Oil settles down 1.5% on US-China trade tensions, IEA warning of glut

By Arathy Somasekhar

HOUSTON (Reuters) -Oil prices fell on Tuesday, settling 1.5% lower as the International Energy Agency warned of a huge supply glut in 2026, and as trade tensions persisted between the U.S. and China, the world’s two biggest economies.

Brent crude futures fell 93 cents, or 1.5%, to settle at $62.39 a barrel. U.S. West Texas Intermediate crude was down 1.3%, or 79 cents, at $58.70. Both contracts were at a five-month low.

In the previous session, Brent settled 0.9% higher, and U.S. WTI closed up 1%.

The world oil market faces an even bigger surplus next year of as much as 4 million barrels per day as OPEC+ producers and rivals lift output and demand remains sluggish, the International Energy Agency predicted.

On Monday, a monthly report by he Organization of the Petroleum Exporting Countries, and allies including Russia was less bearish than the IEA’s view. It said the oil market’s supply shortfall would shrink in 2026, as the wider OPEC+ alliance proceeds with planned output increases. 

However, executives at oil majors and top trading houses said they expect global oil market to tighten in the medium to longer term, recovering from short-term weakness.

“The latest tensions between the U.S. and China will also be a pressure point on crude as China’s economy could be in question if tensions stay elevated,” said Dennis Kissler, senior vice president of trading at BOK Financial.

UBS analyst Giovanni Staunovo said a risk-off mood had taken hold as trade tensions weigh on sentiment and the IEA report was bearish.

U.S. Treasury Secretary Scott Bessent said on Monday that President Donald Trump remained committed to meeting Chinese President Xi Jinping in South Korea this month. Washington and Beijing seek to defuse tensions over tariff threats and export controls.

Last week, however, China expanded export controls on rare earths and Trump threatened 100% tariffs and software export curbs from November 1.

Beijing also announced sanctions on Tuesday against five U.S.-linked subsidiaries of South Korean shipbuilder Hanwha Ocean, while the U.S. and China will begin charging additional port fees on ocean shipping firms.
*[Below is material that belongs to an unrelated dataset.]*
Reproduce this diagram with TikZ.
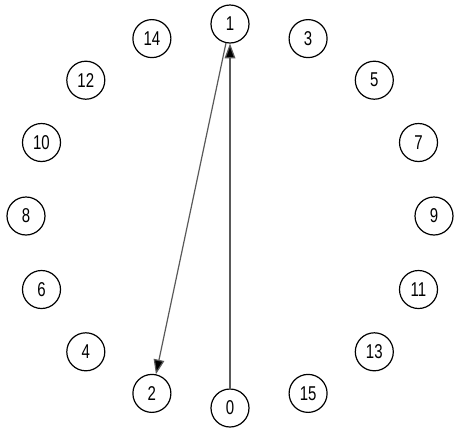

The Brent oil futures six-month spread traded at its smallest premium since early May, while the WTI spread was at its narrowest since January 2024.

Narrowing backwardation, the market term for immediate deliveries fetching a premium over later deliveries, suggests traders are making less money from selling oil in the spot market because near-term supply is perceived to be ample.